Information supplied
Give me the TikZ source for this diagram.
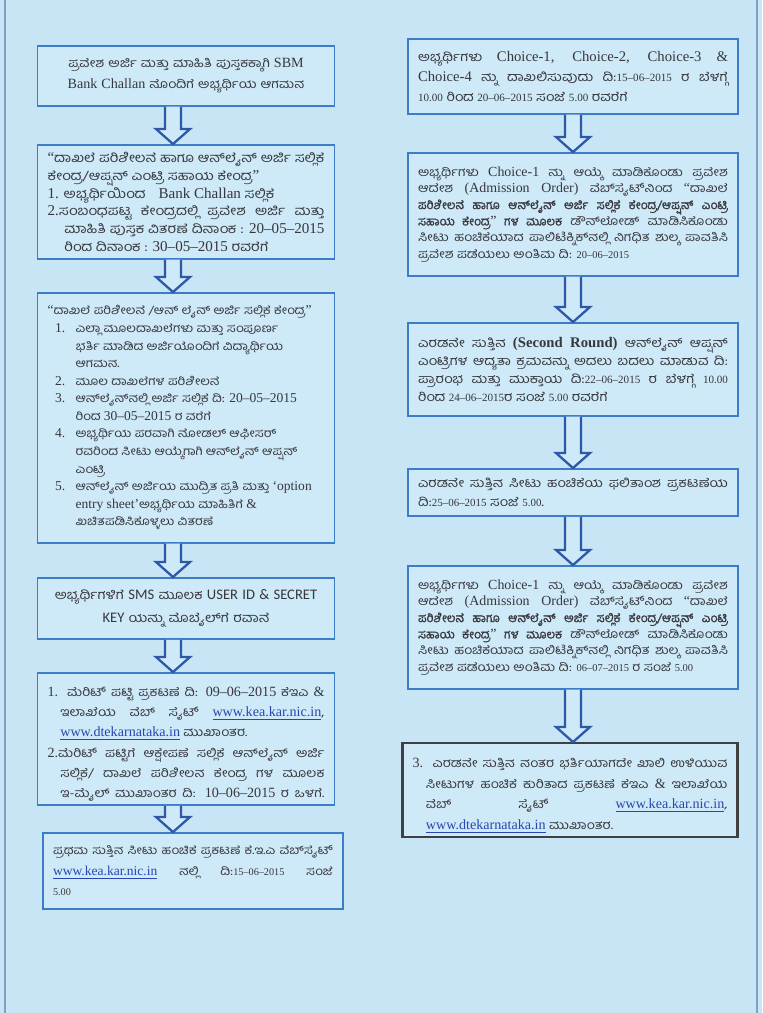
\documentclass[tikz,border=0pt]{standalone}
\usepackage{fontspec}
\setmainfont{Liberation Serif}[Scale=1.1]
\newfontfamily\kn[Script=Kannada,Scale=0.95,FakeStretch=1.15]{Hind Mysuru}
\newfontfamily\knbold[Script=Kannada,Scale=0.95,FakeBold=1.2]{Hind Mysuru}
\newfontfamily\dtfont[Ligatures=TeX,Scale=0.83]{Liberation Serif}
\newfontfamily\sanslatin[Scale=1.08]{Carlito}
\usetikzlibrary{calc}

\definecolor{pagebg}{RGB}{200,229,246}
\definecolor{boxfill}{RGB}{206,233,248}
\definecolor{boxline}{RGB}{61,124,201}
\definecolor{arrowline}{RGB}{45,88,168}
\definecolor{ink}{RGB}{55,55,60}
\definecolor{linkblue}{RGB}{40,70,175}

\lineskiplimit=-\maxdimen
\newcommand\en[1]{{\rmfamily #1}}
\newcommand\dt[1]{{\dtfont #1}}
\newcommand\lnk[1]{{\rmfamily\color{linkblue}\underline{#1}}}
\newcommand\zwnj{^^^^200c}
\newcommand\stepitem[1]{\par\hangindent=#1\relax\hangafter=1\relax\noindent}
\newcommand\nlabel[1]{\hspace*{0.65em}\makebox[1.75em][l]{\en{#1.}}}
\newcommand\flowarrow[3][0]{%
  \draw[blockarrow] let \p1=($(#2.south)+(#1,0)$), \p2=(#3.north) in
    (\x1-0.16cm,\y1) -- (\x1-0.16cm,\y2+0.3cm) -- (\x1-0.34cm,\y2+0.3cm) -- (\x1,\y2)
    -- (\x1+0.34cm,\y2+0.3cm) -- (\x1+0.16cm,\y2+0.3cm) -- (\x1+0.16cm,\y1);}

\tikzset{
  stepbox/.style={draw=boxline, line width=1pt, fill=boxfill, text=ink, anchor=north,
    inner xsep=0.2cm, inner ysep=0.08cm, align=justify},
  lbox/.style={stepbox, text width=5.54cm},
  rbox/.style={stepbox, text width=6.2cm},
  txt/.style 2 args={font=\kn\fontsize{#1}{#2}\selectfont},
  blockarrow/.style={draw=arrowline, line width=1.3pt, fill=boxfill, line join=miter}
}

\begin{document}
\begin{tikzpicture}[x=0.02cm, y=-0.02cm]
\useasboundingbox (0,0) rectangle (762,1013);
\fill[pagebg] (0,0) rectangle (762,1013);
\draw[black!25!boxline!60, line width=0.6pt] (5,-2) rectangle (757,1015);

% left column
\node[lbox, txt={7.3}{12}, align=center, minimum height=1.2cm] (arrival) at (186,45)
{ಪ್ರವೇಶ ಅರ್ಜಿ ಮತ್ತು ಮಾಹಿತಿ ಪುಸ್ತಕಕ್ಕಾಗಿ \en{SBM}\\\en{Bank Challan} ನೊಂದಿಗೆ ಅಭ್ಯರ್ಥಿಯ ಆಗಮನ};

\node[lbox, txt={7.8}{10.2}, minimum height=2.28cm] (helpdesk) at (186,144)
{\en{“}ದಾಖಲೆ ಪರಿಶೀಲನೆ ಹಾಗೂ ಆನ್\zwnj ಲೈನ್ ಅರ್ಜಿ ಸಲ್ಲಿಕೆ\linebreak ಕೇಂದ್ರ/ಆಪ್ಷನ್ ಎಂಟ್ರಿ ಸಹಾಯ ಕೇಂದ್ರ\en{”}
\stepitem{1.3em}\en{1.} ಅಭ್ಯರ್ಥಿಯಿಂದ\quad\en{Bank Challan} ಸಲ್ಲಿಕೆ
\stepitem{1.3em}\en{2.}ಸಂಬಂಧಪಟ್ಟ ಕೇಂದ್ರದಲ್ಲಿ ಪ್ರವೇಶ ಅರ್ಜಿ ಮತ್ತು\linebreak ಮಾಹಿತಿ ಪುಸ್ತಕ ವಿತರಣೆ ದಿನಾಂಕ : \en{20--05--2015}\linebreak ರಿಂದ ದಿನಾಂಕ : \en{30--05--2015} ರವರೆಗೆ\par};

\node[lbox, txt={7}{10}, minimum height=5cm] (verify) at (186,292)
{\en{“}ದಾಖಲೆ ಪರಿಶೀಲನೆ /ಆನ್ ಲೈನ್ ಅರ್ಜಿ ಸಲ್ಲಿಕೆ ಕೇಂದ್ರ\en{”}
\stepitem{2.4em}\nlabel{1}ಎಲ್ಲಾ ಮೂಲದಾಖಲೆಗಳು ಮತ್ತು ಸಂಪೂರ್ಣ\newline ಭರ್ತಿ ಮಾಡಿದ ಅರ್ಜಿಯೊಂದಿಗೆ ವಿದ್ಯಾರ್ಥಿಯ\newline ಆಗಮನ.
\stepitem{2.4em}\nlabel{2}ಮೂಲ ದಾಖಲೆಗಳ ಪರಿಶೀಲನೆ
\stepitem{2.4em}\nlabel{3}ಆನ್\zwnj ಲೈನ್\zwnj ನಲ್ಲಿ ಅರ್ಜಿ ಸಲ್ಲಿಕೆ ದಿ: \en{20--05--2015}\newline ರಿಂದ \en{30--05--2015} ರ ವರೆಗೆ
\stepitem{2.4em}\nlabel{4}ಅಭ್ಯರ್ಥಿಯ ಪರವಾಗಿ ನೋಡಲ್ ಆಫೀಸರ್\newline ರವರಿಂದ ಸೀಟು ಆಯ್ಕೆಗಾಗಿ ಆನ್\zwnj ಲೈನ್ ಆಪ್ಷನ್\newline ಎಂಟ್ರಿ
\stepitem{2.4em}\nlabel{5}ಆನ್\zwnj ಲೈನ್ ಅರ್ಜಿಯ ಮುದ್ರಿತ ಪ್ರತಿ ಮತ್ತು \en{‘option}\newline \en{entry sheet’}ಅಭ್ಯರ್ಥಿಯ ಮಾಹಿತಿಗೆ \en{\&}\newline ಖಚಿತಪಡಿಸಿಕೊಳ್ಳಲು ವಿತರಣೆ\par};

\node[lbox, txt={7.7}{13}, align=center, minimum height=1.22cm] (sms) at (186,577)
{ಅಭ್ಯರ್ಥಿಗಳಿಗೆ {\sanslatin SMS} ಮೂಲಕ {\sanslatin USER ID \& SECRET}\\{\sanslatin KEY} ಯನ್ನು ಮೊಬೈಲ್\zwnj ಗೆ ರವಾನೆ};

\node[lbox, txt={7.3}{11.4}, minimum height=2.56cm] (merit) at (186,672)
{\stepitem{1.05em}\en{1.} ಮೆರಿಟ್ ಪಟ್ಟಿ ಪ್ರಕಟಣೆ ದಿ: \en{09--06--2015} ಕೆಇಎ \en{\&}\linebreak ಇಲಾಖೆಯ ವೆಬ್ ಸೈಟ್ \lnk{www.kea.kar.nic.in},\linebreak \lnk{www.dtekarnataka.in} ಮುಖಾಂತರ.
\stepitem{1.05em}\en{2.}ಮೆರಿಟ್ ಪಟ್ಟಿಗೆ ಆಕ್ಷೇಪಣೆ ಸಲ್ಲಿಕೆ ಆನ್\zwnj ಲೈನ್ ಅರ್ಜಿ\linebreak ಸಲ್ಲಿಕೆ/ ದಾಖಲೆ ಪರಿಶೀಲನ ಕೇಂದ್ರ ಗಳ ಮೂಲಕ\linebreak ಇ-ಮೈಲ್ ಮುಖಾಂತರ ದಿ: \en{10--06--2015} ರ ಒಳಗೆ.\parfillskip=0pt\par};

\node[stepbox, text width=5.6cm, txt={7}{11.7}, minimum height=1.52cm] (round1) at (193,832)
{ಪ್ರಥಮ ಸುತ್ತಿನ ಸೀಟು ಹಂಚಿಕೆ ಪ್ರಕಟಣೆ ಕೆ.ಇ.ಎ ವೆಬ್\zwnj ಸೈಟ್\linebreak \lnk{www.kea.kar.nic.in} ನಲ್ಲಿ ದಿ:\dt{15--06--2015} ಸಂಜೆ\linebreak \dt{5.00}};

% right column
\node[rbox, txt={7.6}{11.4}, minimum height=1.5cm] (choice) at (573,38)
{ಅಭ್ಯರ್ಥಿಗಳು \en{Choice-1, Choice-2, Choice-3 \&}\linebreak \en{Choice-4} ನ್ನು ದಾಖಲಿಸುವುದು ದಿ:\dt{15--06--2015} ರ ಬೆಳಗ್ಗೆ\linebreak \dt{10.00} ರಿಂದ \dt{20--06--2015} ಸಂಜೆ \dt{5.00} ರವರೆಗೆ};

\node[rbox, txt={7.2}{9.3}, minimum height=2.46cm] (order1) at (573,152)
{ಅಭ್ಯರ್ಥಿಗಳು \en{Choice-1} ನ್ನು ಆಯ್ಕೆ ಮಾಡಿಕೊಂಡು ಪ್ರವೇಶ\linebreak ಆದೇಶ \en{(Admission Order)} ವೆಬ್\zwnj ಸೈಟ್\zwnj ನಿಂದ \en{“}ದಾಖಲೆ\linebreak {\knbold ಪರಿಶೀಲನೆ ಹಾಗೂ ಆನ್\zwnj ಲೈನ್ ಅರ್ಜಿ ಸಲ್ಲಿಕೆ ಕೇಂದ್ರ/ಆಪ್ಷನ್ ಎಂಟ್ರಿ\linebreak ಸಹಾಯ ಕೇಂದ್ರ\en{”} ಗಳ ಮೂಲಕ} ಡೌನ್\zwnj ಲೋಡ್ ಮಾಡಿಸಿಕೊಂಡು\linebreak ಸೀಟು ಹಂಚಿಕೆಯಾದ ಪಾಲಿಟೆಕ್ನಿಕ್\zwnj ನಲ್ಲಿ ನಿಗಧಿತ ಶುಲ್ಕ ಪಾವತಿಸಿ\linebreak ಪ್ರವೇಶ ಪಡೆಯಲು ಅಂತಿಮ ದಿ: \dt{20--06--2015}};

\node[rbox, txt={7.6}{10.2}, minimum height=1.86cm] (round2) at (573,322)
{ಎರಡನೇ ಸುತ್ತಿನ \en{\bfseries (Second Round)} ಆನ್\zwnj ಲೈನ್ ಆಪ್ಷನ್\linebreak ಎಂಟ್ರಿಗಳ ಆದ್ಯತಾ ಕ್ರಮವನ್ನು ಅದಲು ಬದಲು ಮಾಡುವ ದಿ:\linebreak ಪ್ರಾರಂಭ ಮತ್ತು ಮುಕ್ತಾಯ ದಿ:\dt{22--06--2015} ರ ಬೆಳಗ್ಗೆ \dt{10.00}\linebreak ರಿಂದ \dt{24--06--2015}ರ ಸಂಜೆ \dt{5.00} ರವರೆಗೆ};

\node[rbox, txt={7.5}{10.8}, minimum height=0.94cm] (result2) at (573,468)
{ಎರಡನೇ ಸುತ್ತಿನ ಸೀಟು ಹಂಚಿಕೆಯ ಫಲಿತಾಂಶ ಪ್ರಕಟಣೆಯ\linebreak ದಿ:\dt{25--06--2015} ಸಂಜೆ \dt{5.00}.};

\node[rbox, txt={7.2}{9.3}, minimum height=2.46cm] (order2) at (573,565)
{ಅಭ್ಯರ್ಥಿಗಳು \en{Choice-1} ನ್ನು ಆಯ್ಕೆ ಮಾಡಿಕೊಂಡು ಪ್ರವೇಶ\linebreak ಆದೇಶ \en{(Admission Order)} ವೆಬ್\zwnj ಸೈಟ್\zwnj ನಿಂದ \en{“}ದಾಖಲೆ\linebreak {\knbold ಪರಿಶೀಲನೆ ಹಾಗೂ ಆನ್\zwnj ಲೈನ್ ಅರ್ಜಿ ಸಲ್ಲಿಕೆ ಕೇಂದ್ರ/ಆಪ್ಷನ್ ಎಂಟ್ರಿ\linebreak ಸಹಾಯ ಕೇಂದ್ರ\en{”} ಗಳ ಮೂಲಕ} ಡೌನ್\zwnj ಲೋಡ್ ಮಾಡಿಸಿಕೊಂಡು\linebreak ಸೀಟು ಹಂಚಿಕೆಯಾದ ಪಾಲಿಟೆಕ್ನಿಕ್\zwnj ನಲ್ಲಿ ನಿಗಧಿತ ಶುಲ್ಕ ಪಾವತಿಸಿ\linebreak ಪ್ರವೇಶ ಪಡೆಯಲು ಅಂತಿಮ ದಿ: \dt{06--07--2015} ರ ಸಂಜೆ \dt{5.00}};

\node[stepbox, text width=6.3cm, draw=black!75, line width=1.4pt, txt={7.3}{11.7}, minimum height=1.76cm] (vacant) at (570,742)
{\stepitem{1.1em}\en{3.} ಎರಡನೇ ಸುತ್ತಿನ ನಂತರ ಭರ್ತಿಯಾಗದೇ ಖಾಲಿ ಉಳಿಯುವ\linebreak ಸೀಟುಗಳ ಹಂಚಿಕೆ ಕುರಿತಾದ ಪ್ರಕಟಣೆ ಕೆಇಎ \en{\&} ಇಲಾಖೆಯ\linebreak ವೆಬ್ ಸೈಟ್ \lnk{www.kea.kar.nic.in},\linebreak \lnk{www.dtekarnataka.in} ಮುಖಾಂತರ.\par};

\flowarrow[-13]{arrival}{helpdesk}
\flowarrow[-13]{helpdesk}{verify}
\flowarrow[-13]{verify}{sms}
\flowarrow[-13]{sms}{merit}
\flowarrow[-13]{merit}{round1}
\flowarrow{choice}{order1}
\flowarrow{order1}{round2}
\flowarrow{round2}{result2}
\flowarrow{result2}{order2}
\flowarrow{order2}{vacant}
\end{tikzpicture}
\end{document}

Required task
Restate, line by line and word for word, everything from the top of the material through the line that contains "(5,-2) rectangle (757,1015);". Leave pictures out.

Finished exercise
Give me the TikZ source for this diagram.
\documentclass[tikz,border=0pt]{standalone}
\usepackage{fontspec}
\setmainfont{Liberation Serif}[Scale=1.1]
\newfontfamily\kn[Script=Kannada,Scale=0.95,FakeStretch=1.15]{Hind Mysuru}
\newfontfamily\knbold[Script=Kannada,Scale=0.95,FakeBold=1.2]{Hind Mysuru}
\newfontfamily\dtfont[Ligatures=TeX,Scale=0.83]{Liberation Serif}
\newfontfamily\sanslatin[Scale=1.08]{Carlito}
\usetikzlibrary{calc}

\definecolor{pagebg}{RGB}{200,229,246}
\definecolor{boxfill}{RGB}{206,233,248}
\definecolor{boxline}{RGB}{61,124,201}
\definecolor{arrowline}{RGB}{45,88,168}
\definecolor{ink}{RGB}{55,55,60}
\definecolor{linkblue}{RGB}{40,70,175}

\lineskiplimit=-\maxdimen
\newcommand\en[1]{{\rmfamily #1}}
\newcommand\dt[1]{{\dtfont #1}}
\newcommand\lnk[1]{{\rmfamily\color{linkblue}\underline{#1}}}
\newcommand\zwnj{^^^^200c}
\newcommand\stepitem[1]{\par\hangindent=#1\relax\hangafter=1\relax\noindent}
\newcommand\nlabel[1]{\hspace*{0.65em}\makebox[1.75em][l]{\en{#1.}}}
\newcommand\flowarrow[3][0]{%
  \draw[blockarrow] let \p1=($(#2.south)+(#1,0)$), \p2=(#3.north) in
    (\x1-0.16cm,\y1) -- (\x1-0.16cm,\y2+0.3cm) -- (\x1-0.34cm,\y2+0.3cm) -- (\x1,\y2)
    -- (\x1+0.34cm,\y2+0.3cm) -- (\x1+0.16cm,\y2+0.3cm) -- (\x1+0.16cm,\y1);}

\tikzset{
  stepbox/.style={draw=boxline, line width=1pt, fill=boxfill, text=ink, anchor=north,
    inner xsep=0.2cm, inner ysep=0.08cm, align=justify},
  lbox/.style={stepbox, text width=5.54cm},
  rbox/.style={stepbox, text width=6.2cm},
  txt/.style 2 args={font=\kn\fontsize{#1}{#2}\selectfont},
  blockarrow/.style={draw=arrowline, line width=1.3pt, fill=boxfill, line join=miter}
}

\begin{document}
\begin{tikzpicture}[x=0.02cm, y=-0.02cm]
\useasboundingbox (0,0) rectangle (762,1013);
\fill[pagebg] (0,0) rectangle (762,1013);
\draw[black!25!boxline!60, line width=0.6pt] (5,-2) rectangle (757,1015);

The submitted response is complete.